This might be the slowest move in modern history. Three months ago exactly, there was packing up at our house, which was, itself, at the end of a long stream of moving activities which culminated in the closing of a container and the boarding of an airplane. It’s hard to believe, from this perch on the 7:48 train, looking out over rocky shore and pounding waves, with sunrise-apricot clouds over stormy grey sea, that three months ago I lived in a city, and the sea was something I saw on holidays.

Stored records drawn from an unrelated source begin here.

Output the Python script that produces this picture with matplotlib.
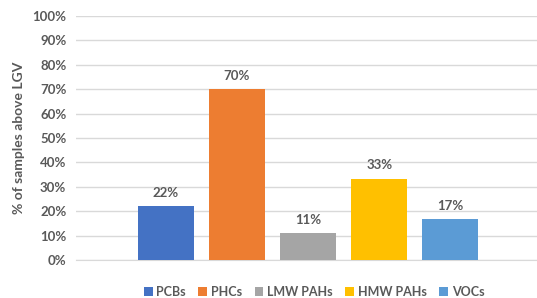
import matplotlib
matplotlib.use("Agg")
import matplotlib.pyplot as plt
from matplotlib.ticker import FuncFormatter

# data
groups = ["PCBs", "PHCs", "LMW PAHs", "HMW PAHs", "VOCs"]
values = [22.2, 70.0, 11.1, 33.3, 16.7]
labels = ["22%", "70%", "11%", "33%", "17%"]
colors = ["#4472c4", "#ed7d31", "#a5a5a5", "#ffc000", "#5b9bd5"]

txt = "#595959"
plt.rcParams['font.family'] = ['Lato', 'DejaVu Sans']

fig = plt.figure(figsize=(5.37, 2.98), dpi=100)
ax = fig.add_axes([76 / 537, 38 / 298, (537 - 76) / 537, 244 / 298])

x = list(range(len(groups)))
bars = ax.bar(x, values, width=0.79, color=colors, label=groups, zorder=3)
for b, lab in zip(bars, labels):
    ax.text(b.get_x() + b.get_width() / 2, b.get_height() + 3.0, lab,
            ha='center', va='bottom', fontsize=9.5, fontweight='bold', color=txt)

ax.set_xlim(-1.266, 5.22)
ax.set_ylim(0, 100)
ax.set_yticks(range(0, 101, 10))
ax.yaxis.set_major_formatter(FuncFormatter(lambda v, p: "%d%%" % v))
ax.set_xticks([])
ax.grid(axis='y', color='#d9d9d9', linewidth=1, zorder=0)
for s in ['top', 'right', 'left']:
    ax.spines[s].set_visible(False)
ax.spines['bottom'].set_color('#d9d9d9')
ax.tick_params(axis='y', length=0, pad=7, labelsize=9.5, labelcolor=txt)
for t in ax.get_yticklabels():
    t.set_fontweight('bold')
ax.set_ylabel('% of samples above LGV', fontsize=10, fontweight='bold',
              color=txt, labelpad=5)

leg = fig.legend(handles=bars, labels=groups, loc='center', ncol=5,
                 bbox_to_anchor=(314 / 537, 1 - 292 / 298), frameon=False,
                 fontsize=9, handlelength=0.7, handleheight=0.7,
                 handletextpad=0.3, columnspacing=1.0)
for t in leg.get_texts():
    t.set_color(txt)
    t.set_fontweight('bold')

fig.savefig("out.png", dpi=100)
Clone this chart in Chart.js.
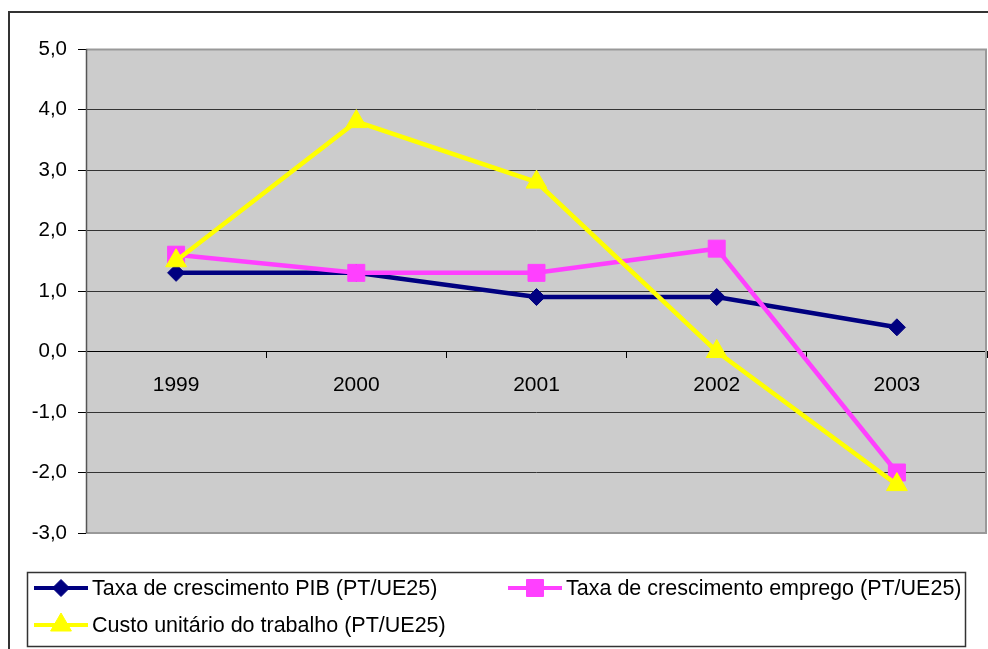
<!DOCTYPE html>
<html>
<head>
<meta charset="utf-8">
<script src="https://cdn.jsdelivr.net/npm/chart.js@4.4.1/dist/chart.umd.min.js"></script>
<style>
  html, body { margin: 0; padding: 0; background: #fff; overflow: hidden; }
  #wrap { width: 988px; height: 649px; position: relative; overflow: hidden; }
</style>
</head>
<body>
<div id="wrap"><canvas id="chart" width="1000" height="649"></canvas></div>
<script>
// dados
const years = ['1999', '2000', '2001', '2002', '2003'];
const pibGrowth = [1.3, 1.3, 0.9, 0.9, 0.4];
const empregoGrowth = [1.6, 1.3, 1.3, 1.7, -2.0];
const custoTrabalho = [1.5, 3.8, 2.8, 0.0, -2.2];
const seriesNames = [
  'Taxa de crescimento PIB (PT/UE25)',
  'Taxa de crescimento emprego (PT/UE25)',
  'Custo unitário do trabalho (PT/UE25)'
];
const yMin = -3;
const yMax = 5;

Chart.defaults.font.family = "'Liberation Sans', Arial, sans-serif";
Chart.defaults.color = '#000';

const fmt = v => v.toFixed(1).replace('.', ',');

// fundo cinzento + moldura exterior
const frame = {
  id: 'frame',
  beforeDraw(chart) {
    const { ctx, chartArea: a } = chart;
    ctx.save();
    ctx.fillStyle = '#cccccc';
    ctx.fillRect(a.left, a.top, a.right - a.left, a.bottom - a.top);
    ctx.strokeStyle = '#333';
    ctx.lineWidth = 2;
    ctx.strokeRect(9, 12, 1200, 1200);
    ctx.restore();
  },
  beforeDatasetsDraw(chart) {
    const { ctx, chartArea: a } = chart;
    ctx.save();
    ctx.strokeStyle = '#999';
    ctx.lineWidth = 2;
    ctx.beginPath();
    ctx.moveTo(a.left, a.top + 0.5);
    ctx.lineTo(a.right - 1, a.top + 0.5);
    ctx.lineTo(a.right - 1, a.bottom);
    ctx.lineTo(a.left, a.bottom);
    ctx.stroke();
    ctx.strokeStyle = '#555';
    ctx.lineWidth = 1.5;
    ctx.beginPath();
    ctx.moveTo(a.left + 0.5, a.top);
    ctx.lineTo(a.left + 0.5, a.bottom);
    ctx.stroke();
    ctx.restore();
  }
};

// legenda no estilo Excel (linha + marcador)
const excelLegend = {
  id: 'excelLegend',
  afterDraw(chart) {
    const { ctx } = chart;
    ctx.save();
    ctx.strokeStyle = '#333';
    ctx.lineWidth = 1.5;
    ctx.strokeRect(27.5, 572.5, 938, 74);
    const spots = [[34, 588], [508, 588], [34, 625]];
    chart.data.datasets.forEach((ds, i) => {
      const [x, y] = spots[i];
      ctx.strokeStyle = ds.borderColor;
      ctx.lineWidth = 4;
      ctx.beginPath();
      ctx.moveTo(x, y);
      ctx.lineTo(x + 54, y);
      ctx.stroke();
      ctx.fillStyle = ds.borderColor;
      ctx.strokeStyle = ds.borderColor;
      ctx.lineWidth = 1;
      Chart.helpers.drawPoint(ctx, { pointStyle: ds.pointStyle, radius: ds.pointRadius, rotation: 0, borderWidth: 1 }, x + 27, y);
      ctx.fillStyle = '#000';
      ctx.font = "21.5px 'Liberation Sans', Arial, sans-serif";
      ctx.textBaseline = 'middle';
      ctx.textAlign = 'left';
      ctx.fillText(seriesNames[i], x + 58, y + 1);
    });
    ctx.restore();
  }
};

new Chart(document.getElementById('chart'), {
  type: 'line',
  data: {
    labels: years,
    datasets: [
      {
        label: seriesNames[0],
        data: pibGrowth,
        borderColor: '#000080',
        backgroundColor: '#000080',
        pointStyle: 'rectRot',
        pointRadius: 8.5,
        order: 3
      },
      {
        label: seriesNames[1],
        data: empregoGrowth,
        borderColor: '#ff40ff',
        backgroundColor: '#ff40ff',
        pointStyle: 'rect',
        pointRadius: 12,
        order: 2
      },
      {
        label: seriesNames[2],
        data: custoTrabalho,
        borderColor: '#ffff00',
        backgroundColor: '#ffff00',
        pointStyle: 'triangle',
        pointRadius: 12,
        order: 1
      }
    ]
  },
  options: {
    responsive: false,
    animation: false,
    layout: { padding: { top: 49, bottom: 116, left: 0, right: 2 } },
    elements: {
      line: { borderWidth: 4.5, tension: 0 },
      point: { borderWidth: 1 }
    },
    plugins: {
      legend: { display: false },
      tooltip: { enabled: false }
    },
    scales: {
      x: {
        type: 'category',
        offset: true,
        position: { y: 0 },
        afterFit(scale) {
          scale.height = 0;
          scale.paddingLeft = 0;
          scale.paddingRight = 0;
        },
        grid: { offset: true, drawOnChartArea: false, drawTicks: true, tickLength: 6, tickColor: '#000', tickWidth: 1 },
        border: { color: '#000', width: 1 },
        ticks: { font: { size: 21 }, padding: 15, maxRotation: 0, color: '#000' }
      },
      y: {
        min: yMin,
        max: yMax,
        afterFit(scale) { scale.width = 86; },
        grid: {
          color: ctx => (ctx.tick && (ctx.tick.value === yMin || ctx.tick.value === yMax)) ? 'rgba(0,0,0,0)' : '#333',
          lineWidth: 1,
          tickLength: 8,
          tickColor: '#000'
        },
        border: { display: false },
        ticks: { stepSize: 1, font: { size: 20.5 }, padding: 11, color: '#000', callback: v => fmt(v) }
      }
    }
  },
  plugins: [frame, excelLegend]
});
</script>
</body>
</html>
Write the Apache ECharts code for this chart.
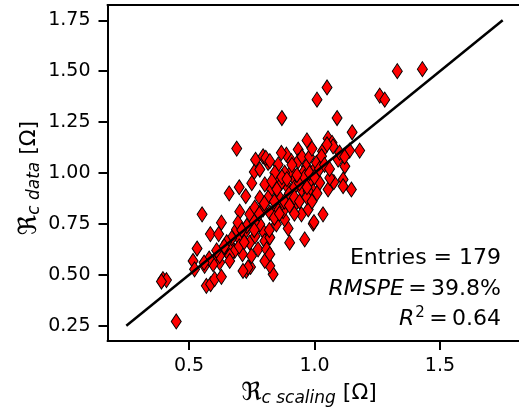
<!DOCTYPE html>
<html>
<head>
<meta charset="utf-8">
<script src="https://cdn.jsdelivr.net/npm/echarts@6/dist/echarts.min.js"></script>
<style>html,body{margin:0;padding:0;background:#fff;overflow:hidden}#c{width:519px;height:411px}</style>
</head>
<body>
<div id="c"></div>
<script>
// scaling (x) vs data (y)
var points = [
[1.43,1.51],[1.33,1.50],[1.26,1.38],[1.28,1.36],[1.05,1.42],[1.01,1.36],[0.87,1.27],[1.09,1.27],
[1.15,1.20],[1.18,1.11],[1.14,1.11],[0.97,1.16],[0.935,1.115],[0.69,1.12],[0.66,0.90],[0.765,1.065],
[0.76,1.005],[0.75,0.95],[0.726,0.886],[1.054,1.17],[1.07,1.148],[1.032,1.107],[1.121,1.033],[1.094,1.066],
[1.114,0.968],[1.147,0.919],[1.077,0.955],[0.995,0.911],[0.888,1.09],[0.815,1.05],[0.795,1.082],[1.114,0.935],
[1.054,0.919],[1.061,0.976],[1.021,0.952],[0.868,1.099],[0.908,1.058],[0.935,1.058],[0.968,1.033],[0.955,1.001],
[0.981,0.96],[0.995,1.009],[1.008,1.05],[1.028,1.082],[0.908,1.009],[0.881,1.001],[0.855,1.041],[0.921,0.968],
[0.948,0.919],[0.895,0.927],[0.975,0.911],[0.868,0.952],[0.848,0.984],[0.806,1.074],[0.822,1.058],[0.782,1.017],
[0.802,0.944],[0.842,1.001],[0.828,0.919],[0.70,0.93],[0.782,0.878],[0.815,0.878],[1.074,1.131],[1.05,1.14],
[0.552,0.797],[0.629,0.756],[0.585,0.70],[0.618,0.70],[0.702,0.81],[0.689,0.723],[0.532,0.629],[0.516,0.568],
[0.522,0.527],[0.562,0.544],[0.569,0.446],[0.586,0.454],[0.602,0.479],[0.629,0.49],[0.606,0.576],[0.622,0.56],
[0.659,0.601],[0.669,0.637],[0.682,0.617],[0.728,0.519],[0.745,0.539],[0.713,0.601],[0.742,0.658],[0.763,0.69],
[0.396,0.479],[0.41,0.474],[0.39,0.467],[0.449,0.271],[0.835,0.503],[0.822,0.544],[0.802,0.568],[0.795,0.715],
[0.802,0.666],[0.901,0.658],[0.961,0.674],[0.895,0.728],[0.995,0.751],[1.034,0.797],[0.948,0.797],[0.881,0.772],
[0.875,0.813],[0.975,0.821],[0.998,0.759],[0.928,0.854],[0.862,0.837],[0.742,0.797],[0.762,0.83],[0.795,0.821],
[0.782,0.748],[0.722,0.707],[0.702,0.674],[0.822,0.683],[0.775,0.625],[0.809,0.625],[0.636,0.625],[0.622,0.593],
[0.662,0.593],[0.822,0.601],[0.749,0.593],[0.848,0.748],[0.848,0.83],[0.822,0.805],[0.596,0.552],[0.662,0.568],
[0.735,0.536],[0.715,0.519],[0.695,0.756],
[0.86,0.88],[0.88,0.86],[0.90,0.90],[0.92,0.93],[0.94,0.95],[0.96,0.98],[0.98,1.00],[1.00,0.98],
[1.02,1.02],[0.90,0.84],[0.92,0.88],[0.94,0.86],[0.97,0.88],[0.99,0.86],[1.01,0.90],[0.85,0.92],
[0.83,0.96],[0.87,0.98],[0.89,0.97],[0.91,1.04],[0.95,1.08],[0.98,1.08],[1.04,1.04],[1.06,1.02],
[0.84,0.86],[0.80,0.85],[0.78,0.80],[0.76,0.76],[0.73,0.74],[0.71,0.72],[0.67,0.68],[0.65,0.66],
[0.64,0.64],[0.61,0.62],[0.58,0.58],[0.56,0.56],[0.70,0.64],[0.72,0.66],[0.76,0.72],[0.82,0.72],
[0.84,0.78],[0.86,0.80],[0.92,0.80],[1.10,1.10],[1.12,1.08],[0.99,1.12],[0.93,0.99],[0.97,0.93]
];
var identityLine = [[0.25,0.25],[1.75,1.75]];
var xTicks = [0.5, 1.0, 1.5];
var yTicks = [0.25, 0.5, 0.75, 1.0, 1.25, 1.5, 1.75];

var chart = echarts.init(document.getElementById('c'), null, {renderer:'canvas'});
var F = 'DejaVu Sans';
var T = '\u2009';
chart.setOption({
  animation:false,
  grid:{left:107.5, top:5, right:-2.5, bottom:70, show:false, outerBoundsMode:'none', containLabel:false},
  xAxis:[{type:'value', min:0.175, max:1.825,
    axisLine:{lineStyle:{color:'#000', width:2}},
    axisTick:{customValues:xTicks, length:9, lineStyle:{color:'#000', width:2}},
    axisLabel:{customValues:xTicks, margin:16, color:'#000', fontFamily:F, fontSize:19, formatter:function(v){return v.toFixed(1);}},
    splitLine:{show:false}},
    {type:'value', position:'top', min:0.175, max:1.825,
    axisLine:{show:true, lineStyle:{color:'#000', width:2}},
    axisTick:{show:false}, axisLabel:{show:false}, splitLine:{show:false}}],
  yAxis:{type:'value', min:0.175, max:1.825,
    axisLine:{lineStyle:{color:'#000', width:2}},
    axisTick:{customValues:yTicks, length:9, lineStyle:{color:'#000', width:2}},
    axisLabel:{customValues:yTicks, margin:17, color:'#000', fontFamily:F, fontSize:19, formatter:function(v){return v.toFixed(2);}},
    splitLine:{show:false}},
  series:[
    {type:'scatter', data:points, symbol:'diamond', symbolSize:[10,15],
     itemStyle:{color:'#ff0000', borderColor:'#000', borderWidth:1, opacity:1}, z:2},
    {type:'line', data:identityLine, showSymbol:false, symbol:'none', lineStyle:{color:'#000', width:2.5}, z:3}
  ],
  graphic:[
    {type:'text', x:501, y:258, style:{text:'Entries = 179', font:'22px "DejaVu Sans"', fill:'#000', align:'right', verticalAlign:'middle'}},
    {type:'text', x:501, y:289, style:{text:'{i|RMSPE}{n|'+T+'='+T+'39.8%}', align:'right', verticalAlign:'middle',
      rich:{i:{fontFamily:F, fontStyle:'italic', fontSize:22, fill:'#000'}, n:{fontFamily:F, fontSize:22, fill:'#000'}}}},
    {type:'text', x:501, y:319, style:{text:'{i|R}{s|2}{n|'+T+'='+T+'0.64}', align:'right', verticalAlign:'middle',
      rich:{i:{fontFamily:F, fontStyle:'italic', fontSize:22, fill:'#000'}, s:{fontFamily:F, fontSize:15, fill:'#000', padding:[0,0,12,1]}, n:{fontFamily:F, fontSize:22, fill:'#000'}}}},
    {type:'text', x:309, y:393, style:{text:'{r|ℜ}{s|c scaling}{n| [Ω]}', align:'center', verticalAlign:'middle',
      rich:{r:{fontFamily:F, fontSize:25, fill:'#000'}, s:{fontFamily:F, fontStyle:'italic', fontSize:17, fill:'#000', padding:[11,0,0,0]}, n:{fontFamily:F, fontSize:22, fill:'#000'}}}},
    {type:'text', x:29, y:178, rotation:Math.PI/2, style:{text:'{r|ℜ}{s|c data}{n| [Ω]}', align:'center', verticalAlign:'middle',
      rich:{r:{fontFamily:F, fontSize:25, fill:'#000'}, s:{fontFamily:F, fontStyle:'italic', fontSize:17, fill:'#000', padding:[11,0,0,0]}, n:{fontFamily:F, fontSize:22, fill:'#000'}}}}
  ]
});
</script>
</body>
</html>
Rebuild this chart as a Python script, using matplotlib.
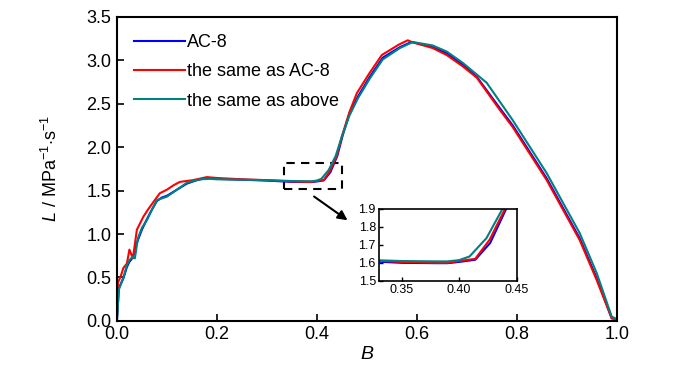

Last night was a magical example of why we moved. Michael and I caught a slightly early train home because we were needing to cook dinner for a crowd. P and J were coming over with two “English chums” (P and J are English) in NZ for holiday. Michael and I hoofed it down Willis Street, Michael cracking jokes about the futility of my speed for a train we’d never catch. And then, breathless, we caught our train (but not early enough to snag seats for the first leg) and talked about our days while we moved out of the city, past the harbour with the mountains in the background, through the long tunnels, and then past the hills and the farmland (yesterday noticed that some of the farmed animals are deer—always a surprise) and to the coast. We walked up Sand Track from the train, and then down to the beach to walk along the sand to our street. I took off sandals and splashed in the Tasman, watched children playing in the surf, and looked for shells in the block we spent on the sand. Then up to relieve the babysitter and cook dinner for the crew. Dinner was on the front deck, talking with activists and environmentalists from the UK (P and J included). We like P and J more each time we see them (which is often) and loved the stories of their friends, the tales from England and from travelling through the South Island.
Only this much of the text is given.